The drive now has enough space. I put the database in Full recovery mode again to see if I could catch the offending transaction and I monitored drive space and transaction log size. I immediately noticed the transaction log growing about 1 GB per minute. I then executed the block of code below to find out what may be causing the log growth.

DBCC opentran --get the spid and feed it into the next query

DECLARE @handle BINARY(20)
DECLARE @SPID INT
SET @SPID = 100 -- 100 was the spid from the dbcc opentran

SELECT @handle = sql_handle
FROM MASTER..sysprocesses
WHERE spid = @SPID
SELECT [text] FROM ::fn_get_sql(@handle)
GO 

The culprit was a stored procedure that was showing up every time I executed the above block of code, although the SPID changed each time. I looked into the stored procedure which was not very complicated, but does a bunch of deletes and inserts based on some condition. This procedure was called by an automated process every minute. What happens when a cluster node fail-over happens? The cache is flushed and all the query plans are gone. Since there has not been any issue with this procedure in the past, my first option was to recompile the procedure. Viola, it worked! The transaction log stopped growing so fast and I didn't see this procedure in the open transactions from the above code. So this simple stored procedure that worked fine suddenly caused a major production issue causing the application to shut down and the fix was as simple as a recompile. Quite interesting.

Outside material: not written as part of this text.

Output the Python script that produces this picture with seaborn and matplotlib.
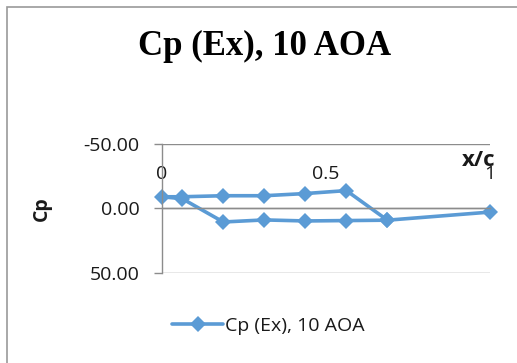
import matplotlib
matplotlib.use("Agg")
import matplotlib.pyplot as plt
from matplotlib.patches import Rectangle
import seaborn as sns
import pandas as pd

# Pressure-tap stations, traced trailing edge -> lower surface -> leading edge -> upper surface
x_over_c = [1.0, 0.6875, 0.5625, 0.4375, 0.3125, 0.1875, 0.0625, 0.0,
            0.0625, 0.1875, 0.3125, 0.4375, 0.5625, 0.6875]
cp_values = [2.9, 9.2, 9.5, 9.8, 9.0, 10.6, -7.5, -9.0,
             -9.0, -9.8, -9.8, -11.5, -13.8, 9.2]
series_name = "Cp (Ex), 10 AOA"
chart_title = "Cp (Ex), 10 AOA"
x_ticks = [0, 0.5, 1]
x_tick_labels = ["0", "0.5", "1"]
y_ticks = [-50, 0, 50]
y_tick_labels = ["-50.00", "0.00", "50.00"]

df = pd.DataFrame({"x/c": x_over_c, "Cp": cp_values})

sns.set_style("white")
plt.rcParams["font.family"] = ["Open Sans", "DejaVu Sans"]

blue = "#5B9BD5"
grid_grey = "#8c8c8c"
text_col = "#1a1a1a"

fig = plt.figure(figsize=(5.17, 3.63), dpi=100)
ax = fig.add_axes([0.3128, 0.2488, 0.635, 0.3545])

sns.lineplot(data=df, x="x/c", y="Cp", sort=False, estimator=None,
             marker="D", markersize=8, markeredgewidth=0, color=blue,
             linewidth=2.6, label=series_name, clip_on=False, ax=ax)

ax.set_xlim(0, 1)
ax.set_ylim(50, -50)

# horizontal gridlines, the zero line doubles as the category axis
ax.set_yticks(y_ticks)
ax.set_yticklabels(y_tick_labels)
ax.yaxis.grid(True, color=grid_grey, linewidth=1.0)
ax.xaxis.grid(False)
for side in ("top", "right"):
    ax.spines[side].set_visible(False)
ax.spines["left"].set_color(grid_grey)
ax.spines["left"].set_linewidth(1.0)
ax.spines["bottom"].set_position(("data", 0))
ax.spines["bottom"].set_color(grid_grey)
ax.spines["bottom"].set_linewidth(1.0)

ax.set_xticks(x_ticks)
ax.set_xticklabels(x_tick_labels)
ax.tick_params(axis="x", direction="in", length=6, width=1.0, color=grid_grey,
               pad=-31, labelsize=14, labelcolor=text_col)
ax.tick_params(axis="y", direction="out", length=6, width=1.0, color=grid_grey,
               pad=10, labelsize=14, labelcolor=text_col, left=True)

ax.set_xlabel("x/c", fontsize=16, fontweight="bold", color=text_col)
ax.xaxis.set_label_coords(0.965, 0.95)
ax.set_ylabel("Cp", fontsize=14, fontweight="bold", color=text_col)
ax.yaxis.set_label_coords(-0.334, 0.5)

ax.get_legend().remove()
fig.legend(*ax.get_legend_handles_labels(), loc="center",
           bbox_to_anchor=(0.519, 0.102), frameon=False, fontsize=14,
           handlelength=2.6, handletextpad=0.1, labelcolor=text_col)

fig.text(0.511, 0.8485, chart_title, ha="center", va="baseline",
         family="Liberation Serif", fontweight="bold", fontsize=25, color="#000000")

# chart-area border
fig.patches.append(Rectangle((7 / 517, -0.05), 1.1, 1 - 7 / 363 + 0.05,
                             transform=fig.transFigure, fill=False,
                             edgecolor="#9a9a9a", linewidth=1.2))

fig.savefig("out.png", dpi=100)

My next step was to start a full database backup ASAP. While the full database backup was running I kicked off transaction log backups every 5 minutes and they seemed to work fine. I changed the transaction log backup to its normal schedule. After the full backup was completed, I reviewed the sql log, drive space, transaction log size, open transactions and everything seemed fine. If it is a cluster, you could try failing back to the other node and see if that fixes the problem, which in my case was the need for a recompile. In a cluster, the storage is shared by the nodes, so there is no benefit from a storage point of view.